NASHVILLE —When Tennessee Democrats met in the state capital on Saturday for the party’s annual Jackson Day Dinner, there were the usual exhortations to the faithful, the mantras to past glory, the paeans to hope. State party chairman Roy Herron made essentially the same speech as last year — and from the same stage (or a facsimile thereof) in the same venue, the expansive interior concourse of the Musicians Hall of Fame building, fitted with chairs and tables and made out as a ballroom venue.

As was the case last year, Herron boasted the fundraiser’s gross receipts — the affair should net a half million dollars, he said — and, as before, he insisted to his audience that the Democratic Party’s current low estate in Tennessee was temporary in the same way that a political downturn in the late ’60s and early ’70s had been. That was a time frame when the Republicans had won the state’s two U.S. Senate seats, had captured the governorship for a term, and had even briefly won a majority in the state House of Representatives.

Yet Tennessee Democrats had managed to take it all back, he said, and, as further historical inspiration, he went through the litany of improbable triumphs by the party’s national icons— the “crippled” FDR (using the antiquated adjective for effect), the failed haberdasher Truman, the Catholic JFK, the Southerners LBJ and Carter, the dalliance-prone Clinton (who would spawn “the eight most prosperous years in American history”), and, finally, a president descended not from African Americans but from bona fide Africans.

In 2013 Herron had arranged, as further proof of ultimate redemption, for the four Democratic mayors holding sway in Tennessee’s largest cities to appear in the flesh, along with the then freshly elected Senator Tim Kaine from the fellow border state of Virginia.

This year he offered as prime exhibit someone seeking an office not yet won — a youngish woman with the unprepossessing name of Alison Lundergan Grimes, currently serving as Secretary of State of neighboring Kentucky but attempting to unseat one of the symbols of GOP congressional power, Senate minority leader and Filibusterer-in-Chief Mitch McConnell.

Memphians in attendance at the state Democratic event had special reason to be curious about Grimes, inasmuch as she is a graduate of Rhodes College. But all Tennesseans were made aware of the fact that, astonishingly, Grimes has, as she noted in her speech, run neck-in-neck with McConnell in all the polls taken so far and had led in the last one by a point or two.

Her challenge to the Republicans’ main man in the Senate had, indeed, as Grimes also pointed out, become the “Number One” Senate race in the country this year. In her speech, she hit McConnell on his obstructionism and his apparent statement that it was “not my job” to make a dent in the Bluegrass State’s ominously high unemployment rate.
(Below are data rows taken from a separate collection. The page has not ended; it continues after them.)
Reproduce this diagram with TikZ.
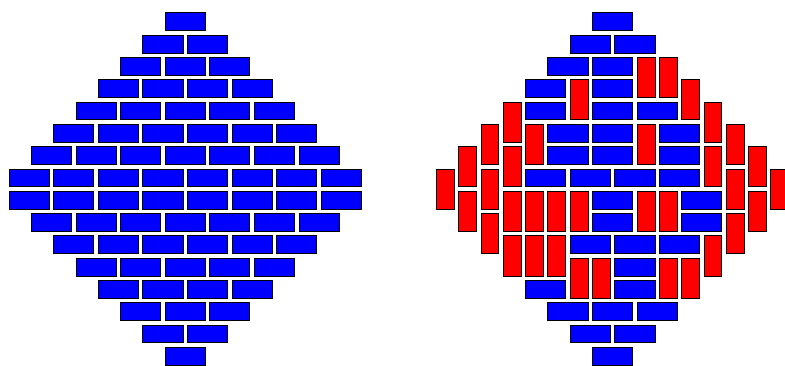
\documentclass[tikz,border=0pt]{standalone}
\usepackage{tikz}
\tikzset{
  dom/.style={draw=black,line width=.6pt},
  hdom/.style={dom,fill=blue},
  vdom/.style={dom,fill=red},
  grid unit/.style={x=.6cm,y=.6cm}
}
% domino with top-left cell at column #1, row #2 (rows counted downwards)
\newcommand\hpiece[2]{\draw[hdom] (#1+.1,-#2-.1) rectangle (#1+1.9,-#2-.9);}
\newcommand\vpiece[2]{\draw[vdom] (#1+.1,-#2-.1) rectangle (#1+.9,-#2-1.9);}

\begin{document}
\begin{tikzpicture}[grid unit]
  \useasboundingbox (0,0) rectangle (35.2,16.37);
  % left diamond: all horizontal
  \begin{scope}[shift={(8.305,15.895)}]
    \foreach \k in {1,...,8}{
      \foreach \i in {1,...,\k}{
        \pgfmathtruncatemacro\c{-\k+2*(\i-1)}
        \pgfmathtruncatemacro\ra{\k-1}
        \pgfmathtruncatemacro\rb{16-\k}
        \hpiece{\c}{\ra}\hpiece{\c}{\rb}}}
  \end{scope}
  % right diamond: mixed tiling
  \begin{scope}[shift={(27.466,15.895)}]
    \foreach \c/\r in {-1/0,-2/1,0/1,-3/2,-1/2,-4/3,-1/3,-4/4,-1/4,1/4,
      -3/5,-1/5,2/5,-3/6,-1/6,2/6,-4/7,-2/7,0/7,2/7,-1/8,3/8,-1/9,3/9,
      -2/10,0/10,2/10,0/11,-4/12,0/12,-3/13,-1/13,1/13,-2/14,0/14,-1/15}
      {\hpiece{\c}{\r}}
    \foreach \c/\r in {1/2,2/2,-2/3,3/3,-5/4,4/4,-6/5,-4/5,1/5,5/5,
      -7/6,-5/6,4/6,6/6,-8/7,-6/7,5/7,7/7,-7/8,-5/8,-4/8,-3/8,-2/8,
      1/8,2/8,6/8,-6/9,5/9,-5/10,-4/10,-3/10,4/10,-2/11,-1/11,2/11,3/11}
      {\vpiece{\c}{\r}}
  \end{scope}
\end{tikzpicture}
\end{document}
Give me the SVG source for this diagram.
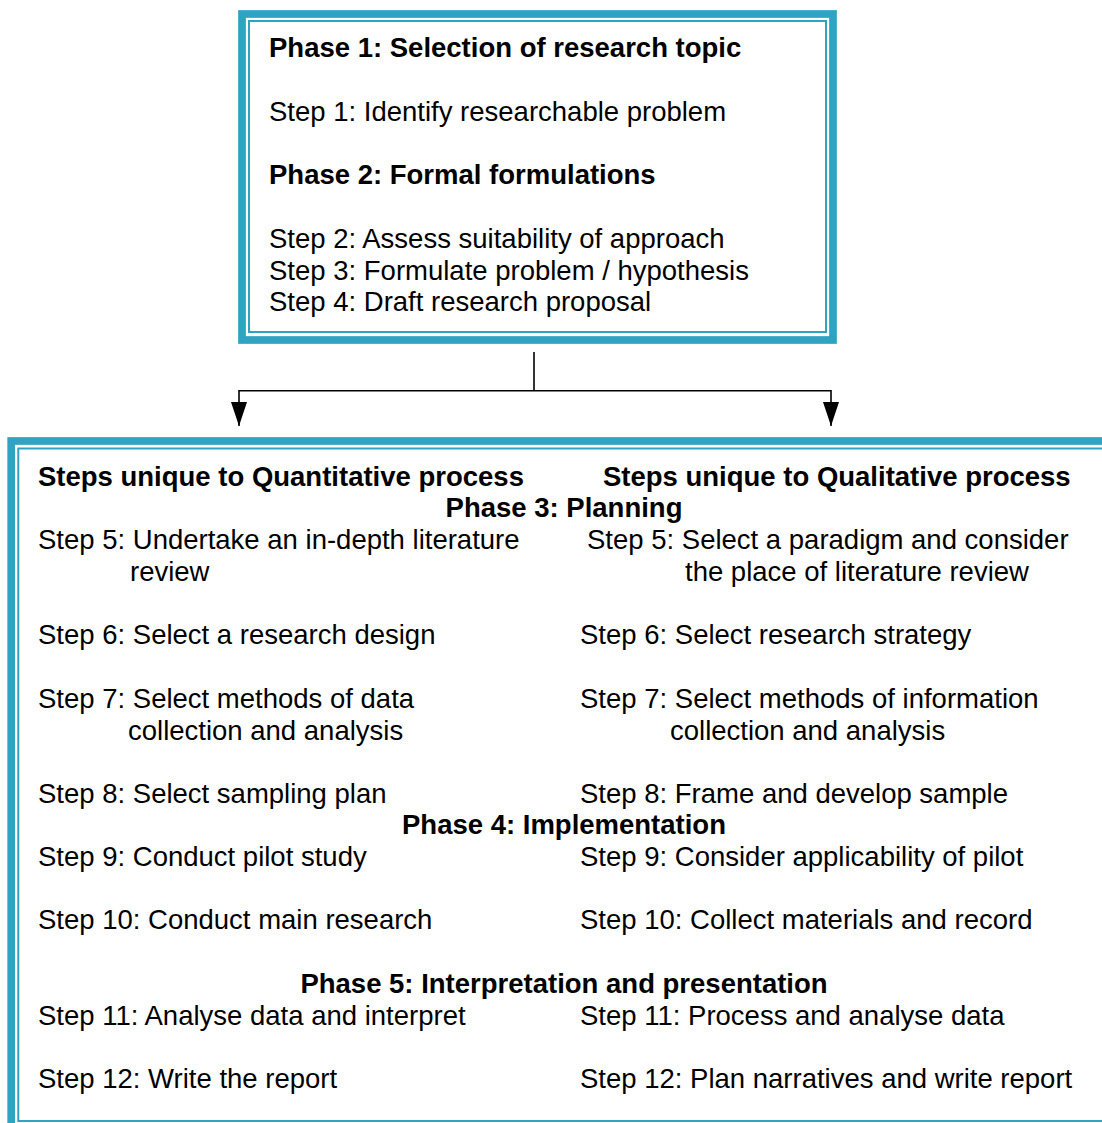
<svg xmlns="http://www.w3.org/2000/svg" width="1102" height="1123" viewBox="0 0 1102 1123">
<style>
.thick{fill:none;stroke:#2fa3c1;stroke-width:7.7}
.thin{fill:none;stroke:#2fa3c1;stroke-width:2}
text{font-family:"Liberation Sans",Arial,sans-serif;font-size:27.5px;fill:#000}
.b{font-weight:bold}
.c{text-anchor:middle}
.conn{fill:none;stroke:#000;stroke-width:1.6}
</style>
<defs>
<marker id="ah" markerWidth="24" markerHeight="16" refX="24" refY="8" orient="auto" markerUnits="userSpaceOnUse" viewBox="0 0 24 16">
<path d="M0,0 L24,8 L0,16 Z" fill="#000"/>
</marker>
</defs>
<rect x="0" y="0" width="1102" height="1123" fill="#fff"/>
<g id="phase12">
<rect class="thick" x="242" y="14" width="591" height="326"/>
<rect class="thin" x="249" y="21" width="577" height="311"/>
<text class="b" x="269" y="57">Phase 1: Selection of research topic</text>
<text x="269" y="121">Step 1: Identify researchable problem</text>
<text class="b" x="269" y="184">Phase 2: Formal formulations</text>
<text x="269" y="248">Step 2: Assess suitability of approach</text>
<text x="269" y="280">Step 3: Formulate problem / hypothesis</text>
<text x="269" y="311">Step 4: Draft research proposal</text>
</g>
<g id="connectors">
<path class="conn" d="M534,352 V390.7"/>
<path class="conn" d="M239,390.7 H831"/>
<path class="conn" d="M239,390 V426" marker-end="url(#ah)"/>
<path class="conn" d="M831,390 V426" marker-end="url(#ah)"/>
</g>
<g id="phase345">
<rect class="thick" x="11.2" y="441" width="1110" height="687"/>
<rect class="thin" x="18.3" y="448.5" width="1100" height="672.5"/>
<text class="b" x="38" y="486">Steps unique to Quantitative process</text>
<text class="b" x="603" y="486">Steps unique to Qualitative process</text>
<text class="b c" x="564" y="517">Phase 3: Planning</text>
<text x="38" y="549">Step 5: Undertake an in-depth literature</text>
<text x="130" y="581">review</text>
<text x="587" y="549">Step 5: Select a paradigm and consider</text>
<text x="685" y="581">the place of literature review</text>
<text x="38" y="644">Step 6: Select a research design</text>
<text x="580" y="644">Step 6: Select research strategy</text>
<text x="38" y="708">Step 7: Select methods of data</text>
<text x="128" y="740">collection and analysis</text>
<text x="580" y="708">Step 7: Select methods of information</text>
<text x="670" y="740">collection and analysis</text>
<text x="38" y="803">Step 8: Select sampling plan</text>
<text x="580" y="803">Step 8: Frame and develop sample</text>
<text class="b c" x="564" y="834">Phase 4: Implementation</text>
<text x="38" y="866">Step 9: Conduct pilot study</text>
<text x="580" y="866">Step 9: Consider applicability of pilot</text>
<text x="38" y="929">Step 10: Conduct main research</text>
<text x="580" y="929">Step 10: Collect materials and record</text>
<text class="b c" x="564" y="993">Phase 5: Interpretation and presentation</text>
<text x="38" y="1025">Step 11: Analyse data and interpret</text>
<text x="580" y="1025">Step 11: Process and analyse data</text>
<text x="38" y="1088">Step 12: Write the report</text>
<text x="580" y="1088">Step 12: Plan narratives and write report</text>
</g>
</svg>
Nobody would deny that Grimes has an edge on her entrenched opponent in youthfulness, vigor, and — face it — attractiveness. How did she sound? The excerpt below, showing her close, gives an indication:

Not too shabby. In fact, numerous Jackson Day attendees went fishing afterward for an analogue to Grimes. The name most often mentioned: Clement — as in Frank Clement, who won renown for his oratorical skills when first elected the state’s chief executive in 1952 at the tender age of 32.

Only four years later, Clement was the keynote speaker at the Democratic national convention. and he was widely considered to be vice-presidential or even, down the line, presidential timber. The South’s segregationist stigma at the time aborted those possibilities (though Clement was well known to be a closet moderate on the issue of race).

Going forward, Grimes may be luckier. If she wins, that is. First things first.